The issues of space and the control of a person’s body also extend to the control of their range of movement. Not only do we invade and control children’s physical bodies/space but the way that children can move about in the world is often severely limited. Children have their movement restricted and are not free to move about as they please. They may be confined to a specific room (such as “the toddler room”) or a building (such as “the school”) but in the way we have constructed childhood, kids have a very limited scope in which they can safely move about in the world. We have constructed childhood in such a way that it is often unsafe and impractical for children to have more than a limited range of movement. We can begin to reconstruct society and environments in ways that are safer for kids and increase the areas which kids can traverse on their own.

Sidney (4) came home from a family trip to the grandparents where he had to ask someone if he wanted to do anything. Here he can come and go from the house as he pleases, find food when he is hungry and generally has a great deal of freedom of movement.

limitation at every turn…

What a contrast from kids in mainstream society that find their movement limited in every direction. I think of the children at the daycare center where I worked who spend all day every day confined to a center. It’s amazing how severely limited their autonomy is, how much they are dependent on the help and permission of others; nearly everything they do and everywhere they go is determined by adults. They go outside only at specific times. They eat at lunch time and snack time, rest at nap time and play with certain toys only when they have been granted permission. Sidney is the same age as many of those children but he comes and goes from the house as he pleases with a large area of land and woods to explore. If he’s hungry he can get himself a snack and when he wants to do something he chooses the activities he wishes to engage in. Maybe it’s playing Legos or reading books or maybe its catching frogs outside. Whatever the activity, most of the time he is free to choose what he wants to do and then do it, not even considering that he needs to ask someone for permission. There’s a stark contrast between his life and lives of the kids at the daycare center. How different their experiences of life might be if they did not have so many restrictions on their lives. Maybe some of the kids with energy or behavior “problems” wouldn’t have such problems if they were allowed to move about more freely in the world. It’s amazing what a small scope children now have, both in ability to meet their own needs and in the physical area and space they are allowed to explore on their own terms.

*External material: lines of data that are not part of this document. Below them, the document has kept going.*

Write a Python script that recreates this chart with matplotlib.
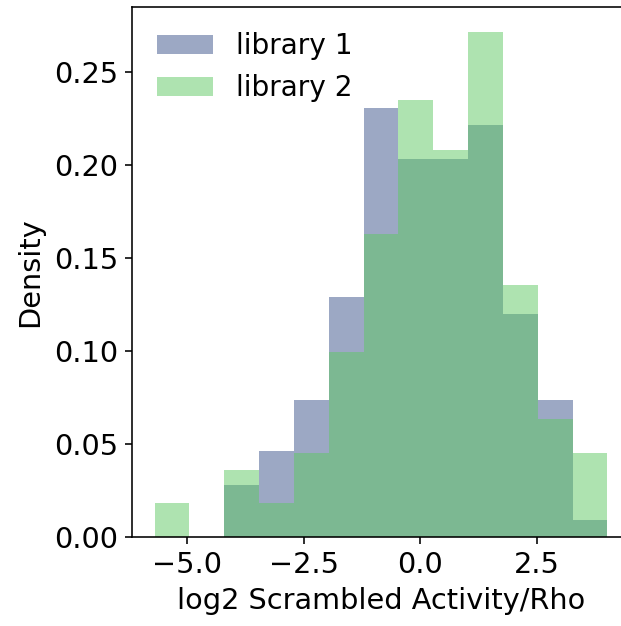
import matplotlib
matplotlib.use("Agg")
import matplotlib.pyplot as plt
import numpy as np

# histogram data (shared bins, counts per bin)
bin_edges = np.linspace(-5.70, 4.01, 14)
lib1_counts = [0, 0, 3, 5, 8, 14, 25, 22, 22, 24, 13, 8, 1]
lib2_counts = [2, 0, 4, 2, 5, 11, 18, 26, 23, 30, 15, 7, 5]
labels = ["library 1", "library 2"]
colors = ["#3B528B", "#5EC962"]

centers = (bin_edges[:-1] + bin_edges[1:]) / 2

plt.rcParams["font.size"] = 14.4

fig = plt.figure(figsize=(621 / 144, 626 / 144), dpi=144)
ax = fig.add_axes([132 / 621, (626 - 537) / 626, (630 - 132) / 621, (537 - 7) / 626])

ax.hist(centers, bins=bin_edges, weights=lib1_counts, density=True,
        alpha=0.5, color=colors[0], label=labels[0])
ax.hist(centers, bins=bin_edges, weights=lib2_counts, density=True,
        alpha=0.5, color=colors[1], label=labels[1])

ax.set_xlabel("log2 Scrambled Activity/Rho")
ax.set_ylabel("Density", labelpad=5)
ax.legend(loc="upper left", frameon=False, fontsize=14)

fig.savefig("out.png", dpi=144)
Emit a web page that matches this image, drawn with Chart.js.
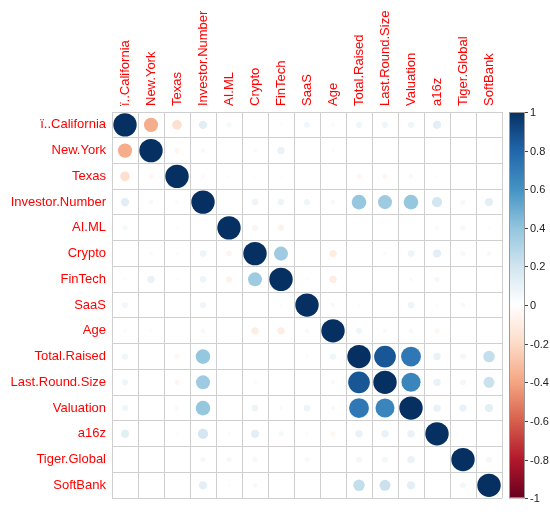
<!DOCTYPE html>
<html>
<head>
<meta charset="utf-8">
<script src="https://cdn.jsdelivr.net/npm/chart.js@4"></script>
<style>
  body { margin: 0; background: #fff; }
</style>
</head>
<body>
<canvas id="corrChart" width="550" height="512"></canvas>
<script>
// variable names (same order for rows and columns)
const varNames = ['ï..California', 'New.York', 'Texas', 'Investor.Number', 'AI.ML', 'Crypto', 'FinTech',
    'SaaS', 'Age', 'Total.Raised', 'Last.Round.Size', 'Valuation', 'a16z', 'Tiger.Global', 'SoftBank'];

// correlation values, one row per variable
const corrRows = [
    [1, -0.37, -0.17, 0.13, 0.05, 0.01, -0.02, 0.06, -0.03, 0.07, 0.07, 0.07, 0.12, 0.01, 0.01],
    [-0.37, 1, -0.05, 0.04, -0.01, 0.03, 0.10, 0.01, -0.02, 0.01, 0.01, 0.005, 0, 0, 0.01],
    [-0.17, -0.05, 1, -0.03, -0.02, 0.02, 0.02, 0.005, -0.01, -0.05, -0.05, -0.04, -0.02, 0.005, -0.01],
    [0.13, 0.04, -0.03, 1, 0, 0.08, 0.08, 0.07, 0.04, 0.39, 0.36, 0.39, 0.19, 0.05, 0.12],
    [0.05, -0.01, -0.02, 0, 1, -0.06, -0.07, 0.01, 0.005, 0.01, 0.01, 0, -0.03, 0.05, 0.02],
    [0.01, 0.03, 0.02, 0.08, -0.06, 1, 0.36, 0.01, -0.10, 0.01, 0.03, 0.08, 0.12, 0.05, 0.04],
    [-0.02, 0.10, 0.02, 0.08, -0.07, 0.36, 1, 0.02, -0.10, 0.005, 0.005, 0.03, 0.05, 0.01, 0.01],
    [0.06, 0.01, 0.005, 0.07, 0.01, 0.01, 0.02, 1, 0.04, 0.02, 0.01, 0.08, 0.02, 0.04, 0.005],
    [-0.03, -0.02, -0.01, 0.04, 0.005, -0.10, -0.10, 0.04, 1, 0.07, 0.04, 0.04, -0.05, 0.005, 0.005],
    [0.07, 0.01, -0.05, 0.39, 0.01, 0.01, 0.005, 0.02, 0.07, 1, 0.86, 0.72, 0.10, 0.06, 0.24],
    [0.07, 0.01, -0.05, 0.36, 0.01, 0.03, 0.005, 0.01, 0.04, 0.86, 1, 0.66, 0.10, 0.06, 0.22],
    [0.07, 0.005, -0.04, 0.39, 0, 0.08, 0.03, 0.08, 0.04, 0.72, 0.66, 1, 0.10, 0.10, 0.12],
    [0.12, 0, -0.02, 0.19, -0.03, 0.12, 0.05, 0.02, -0.05, 0.10, 0.10, 0.10, 1, 0.01, 0.01],
    [0.01, 0, 0.005, 0.05, 0.05, 0.05, 0.01, 0.04, 0.005, 0.06, 0.06, 0.10, 0.01, 1, 0.06],
    [0.01, 0.01, -0.01, 0.12, 0.02, 0.04, 0.01, 0.005, 0.005, 0.24, 0.22, 0.12, 0.01, 0.06, 1]
];

// colour bar tick labels
const legendTicks = [1, 0.8, 0.6, 0.4, 0.2, 0, -0.2, -0.4, -0.6, -0.8, -1];

// RdBu palette, from -1 to 1
const palette = ['#67001F', '#B2182B', '#D6604D', '#F4A582', '#FDDBC7', '#FFFFFF',
    '#D1E5F0', '#92C5DE', '#4393C3', '#2166AC', '#053061'];

function hexToRgb(h) {
    return [parseInt(h.substr(1, 2), 16), parseInt(h.substr(3, 2), 16), parseInt(h.substr(5, 2), 16)];
}

function colorFor(v) {
    const t = (Math.max(-1, Math.min(1, v)) + 1) / 2 * (palette.length - 1);
    const i = Math.min(Math.floor(t), palette.length - 2);
    const f = t - i;
    const a = hexToRgb(palette[i]), b = hexToRgb(palette[i + 1]);
    const c = a.map((x, k) => Math.round(x + (b[k] - x) * f));
    return `rgb(${c[0]},${c[1]},${c[2]})`;
}

const FONT = '"Liberation Sans", Arial, sans-serif';
const CELL_RADIUS = 11.7; // 0.9 * half a cell, like corrplot

// build bubble points: area proportional to |r|
// (category scales need the label strings, not numbers)
const points = [];
corrRows.forEach((row, i) => {
    row.forEach((v, j) => {
        points.push({ x: varNames[j], y: varNames[i], v: v, r: CELL_RADIUS * Math.sqrt(Math.abs(v)) });
    });
});

// colour bar drawn next to the plot
const colorBarPlugin = {
    id: 'colorBar',
    afterDraw(chart) {
        const ctx = chart.ctx;
        const cb = chart.scales.cb;
        const top = cb.getPixelForValue(1);
        const bottom = cb.getPixelForValue(-1);
        const x0 = 509, w = 16;
        const grad = ctx.createLinearGradient(0, bottom, 0, top);
        palette.forEach((c, k) => grad.addColorStop(k / (palette.length - 1), c));
        ctx.save();
        ctx.fillStyle = grad;
        ctx.fillRect(x0, top, w, bottom - top);
        ctx.strokeStyle = '#999';
        ctx.lineWidth = 1;
        ctx.strokeRect(x0 + 0.5, top + 0.5, w - 1, bottom - top - 1);
        ctx.fillStyle = '#222';
        ctx.font = '11px ' + FONT;
        ctx.textAlign = 'left';
        ctx.textBaseline = 'middle';
        ctx.strokeStyle = '#444';
        legendTicks.forEach(t => {
            const y = Math.round(cb.getPixelForValue(t)) + 0.5;
            ctx.beginPath();
            ctx.moveTo(x0 + w, y);
            ctx.lineTo(x0 + w + 3, y);
            ctx.stroke();
            ctx.fillText(String(t), x0 + w + 5, y);
        });
        ctx.restore();
    }
};

const ctx = document.getElementById('corrChart').getContext('2d');
new Chart(ctx, {
    type: 'bubble',
    data: {
        datasets: [{
            data: points,
            backgroundColor: c => colorFor(c.raw.v),
            borderWidth: 0,
            hoverRadius: 0
        }]
    },
    options: {
        responsive: false,
        animation: false,
        layout: { padding: { left: 0, top: 0, right: 48, bottom: 10 } },
        plugins: {
            legend: { display: false },
            tooltip: { enabled: false }
        },
        scales: {
            x: {
                type: 'category',
                labels: varNames,
                position: 'top',
                offset: true,
                grid: { offset: true, color: '#cfcfcf', drawTicks: false },
                border: { color: '#cfcfcf' },
                ticks: {
                    color: '#ff0000',
                    font: { family: FONT, size: 13 },
                    minRotation: 90,
                    maxRotation: 90,
                    padding: 6,
                    labelOffset: 16,
                    autoSkip: false
                },
                afterFit(scale) { scale.height = 112; }
            },
            y: {
                type: 'category',
                labels: varNames,
                offset: true,
                grid: { offset: true, color: '#cfcfcf', drawTicks: false },
                border: { color: '#cfcfcf' },
                ticks: {
                    color: '#ff0000',
                    font: { family: FONT, size: 13 },
                    padding: 6,
                    autoSkip: false
                },
                afterFit(scale) { scale.width = 112; }
            },
            cb: {
                type: 'linear',
                axis: 'y',
                position: 'right',
                display: false,
                min: -1,
                max: 1
            }
        }
    },
    plugins: [colorBarPlugin]
});
</script>
</body>
</html>
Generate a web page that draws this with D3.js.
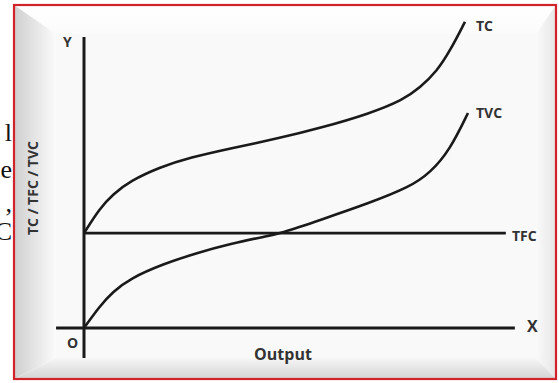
<!DOCTYPE html>
<html>
<head>
<meta charset="utf-8">
<script src="https://cdn.jsdelivr.net/npm/d3@7"></script>
<style>
  html, body { margin: 0; padding: 0; background: #fff; overflow: hidden; }
  text { font-family: "Open Sans", "Noto Sans", sans-serif; }
</style>
</head>
<body>
<main></main>
<script>
// output units along X, cost units along Y
const tcOutput  = [0, 0.37, 0.67, 1.07, 1.77, 2.47, 3.4, 4.56, 5.49, 6.65, 7.42, 7.81, 8.21, 8.51, 8.86]
const tcCost    = [32.6, 41.2, 45.9, 50.5, 55.3, 58.6, 61.7, 65.3, 68.7, 73.7, 78.4, 82.5, 88.3, 95.2, 105.2]
const tvcOutput = [0, 0.37, 0.67, 1.07, 1.84, 2.63, 3.4, 4.26, 4.56, 5.49, 6.65, 7.58, 8.05, 8.51, 8.93]
const tvcCost   = [0, 7.6, 12.4, 17.0, 22.0, 25.8, 28.9, 31.6, 32.5, 37.1, 43.0, 48.5, 53.3, 61.2, 73.9]
const tfcOutput = [0, 9.81]
const tfcCost   = [32.6, 32.6]
const sideText  = ["l", "e", ",", "C"]

const w = 559
const h = 383

const svg = d3.select("main").append("svg").attr("width", w).attr("height", h)

// stray text from the page next to the picture
svg.selectAll(".side")
  .data(sideText)
  .enter()
  .append("text")
  .attr("class", "side")
  .attr("x", 12)
  .attr("y", (d, i) => [141, 178, 212, 240][i])
  .attr("text-anchor", "end")
  .style("font-family", "'Liberation Serif', serif")
  .style("font-size", "26px")
  .attr("fill", "#111")
  .text((d) => d)

// bevelled frame
const outer = { x0: 14, y0: 5, x1: 556, y1: 379 }
const inner = { x0: 56, y0: 34, x1: 536, y1: 358 }

const defs = svg.append("defs")
const grad = (id, x1, y1, x2, y2, c1, c2) => {
  const g = defs.append("linearGradient").attr("id", id)
    .attr("x1", x1).attr("y1", y1).attr("x2", x2).attr("y2", y2)
  g.append("stop").attr("offset", "0%").attr("stop-color", c1)
  g.append("stop").attr("offset", "100%").attr("stop-color", c2)
}
grad("gl", "0%", "0%", "100%", "0%", "#cfcfcf", "#fbfbfb")
grad("gt", "0%", "0%", "0%", "100%", "#ffffff", "#fbfbfb")
grad("gr", "100%", "0%", "0%", "0%", "#e6e6e6", "#fafafa")
grad("gb", "0%", "100%", "0%", "0%", "#d4d4d4", "#f6f6f6")

svg.append("rect")
  .attr("x", inner.x0).attr("y", inner.y0)
  .attr("width", inner.x1 - inner.x0).attr("height", inner.y1 - inner.y0)
  .attr("fill", "#f9f9f9")

const panels = [
  { fill: "url(#gt)", pts: [[outer.x0, outer.y0], [outer.x1, outer.y0], [inner.x1, inner.y0], [inner.x0, inner.y0]] },
  { fill: "url(#gl)", pts: [[outer.x0, outer.y0], [inner.x0, inner.y0], [inner.x0, inner.y1], [outer.x0, outer.y1]] },
  { fill: "url(#gr)", pts: [[outer.x1, outer.y0], [outer.x1, outer.y1], [inner.x1, inner.y1], [inner.x1, inner.y0]] },
  { fill: "url(#gb)", pts: [[outer.x0, outer.y1], [inner.x0, inner.y1], [inner.x1, inner.y1], [outer.x1, outer.y1]] },
]
svg.selectAll(".bevel")
  .data(panels)
  .enter()
  .append("polygon")
  .attr("class", "bevel")
  .attr("points", (d) => d.pts.map((p) => p.join(",")).join(" "))
  .attr("fill", (d) => d.fill)

svg.append("rect")
  .attr("x", outer.x0).attr("y", outer.y0)
  .attr("width", outer.x1 - outer.x0).attr("height", outer.y1 - outer.y0)
  .attr("fill", "none")
  .attr("stroke", "#d1242a")
  .attr("stroke-width", 2.2)

// scales
const xScale = d3.scaleLinear().domain([0, 10]).range([84, 514])
const yScale = d3.scaleLinear().domain([0, 100]).range([328, 37])

// axes (plain lines, no ticks)
const ink = "#1a1a1a"
svg.append("line")
  .attr("x1", xScale(0)).attr("x2", xScale(0))
  .attr("y1", yScale(100)).attr("y2", yScale(-10.3))
  .attr("stroke", ink).attr("stroke-width", 3)
svg.append("line")
  .attr("x1", xScale(-0.65)).attr("x2", xScale(10.02))
  .attr("y1", yScale(0)).attr("y2", yScale(0))
  .attr("stroke", ink).attr("stroke-width", 3)

const line = d3.line()
  .x((d) => xScale(d[0]))
  .y((d) => yScale(d[1]))
  .curve(d3.curveBasis)

const series = [
  d3.zip(tfcOutput, tfcCost),
  d3.zip(tvcOutput, tvcCost),
  d3.zip(tcOutput, tcCost),
]
svg.selectAll(".curve")
  .data(series)
  .enter()
  .append("path")
  .attr("class", "curve")
  .attr("d", line)
  .attr("fill", "none")
  .attr("stroke", ink)
  .attr("stroke-width", 2.6)

// labels
const lab = (x, y, t, size, anchor = "start") =>
  svg.append("text")
    .attr("x", x).attr("y", y)
    .attr("text-anchor", anchor)
    .attr("fill", "#333")
    .style("font-size", size + "px")
    .style("font-weight", 700)
    .text(t)

lab(476, 31, "TC", 14)
lab(476, 118, "TVC", 14)
lab(512, 241, "TFC", 14)
lab(527, 332, "X", 16)
lab(63, 47, "Y", 14)
lab(67, 348, "O", 14)
lab(283, 360, "Output", 16, "middle")

svg.append("text")
  .attr("transform", "translate(38, 188) rotate(-90)")
  .attr("text-anchor", "middle")
  .attr("fill", "#333")
  .style("font-size", "14px")
  .style("font-weight", 700)
  .text("TC / TFC / TVC")
</script>
</body>
</html>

A greater sense of freedom…

At a family homestead and community of sorts where I spent much time, that scope is much larger:

I was watching Ana (1 ½) walk across the lawn and thinking about the distance that most small children are allowed to walk. Certainly not far and most often with someone right along with them. The yard? The playground…? what other distances do such small children get to traverse on their own or even at all?

Most of the time they get carried or are at least being tugged along in the direction that the adult wants to go. Even older children, depending on their life situation, are often confined and dependent on adults to really go anywhere.

Ana has lots of space in which she can walk and wander herself. She walks from the house to the cabin and back again doing her own exploring and investigating. When we take walks places she does a lot of walking on her own (rather than being carried), sometimes than her older brother does. One day, though, as we prepared for a walk to A Glade, which is about ten minutes away through the woods, Sidney (4) left before us and walked the entire way by himself.

It never occurred to him that he should be worried or that this would be too far for him to go on his own. And the parents also having faith and confidence in his ability, did not worry but just followed down the path after him.

How can we we create opportunities and environments that support kids’ autonomy and independence, allowing them to meet more of their own needs? Are the restrictions, precautions and permissions we require of them warranted or are there ways to redesign our environment and our thinking to support kids in trusting themselves, making their own decisions and meeting their own needs?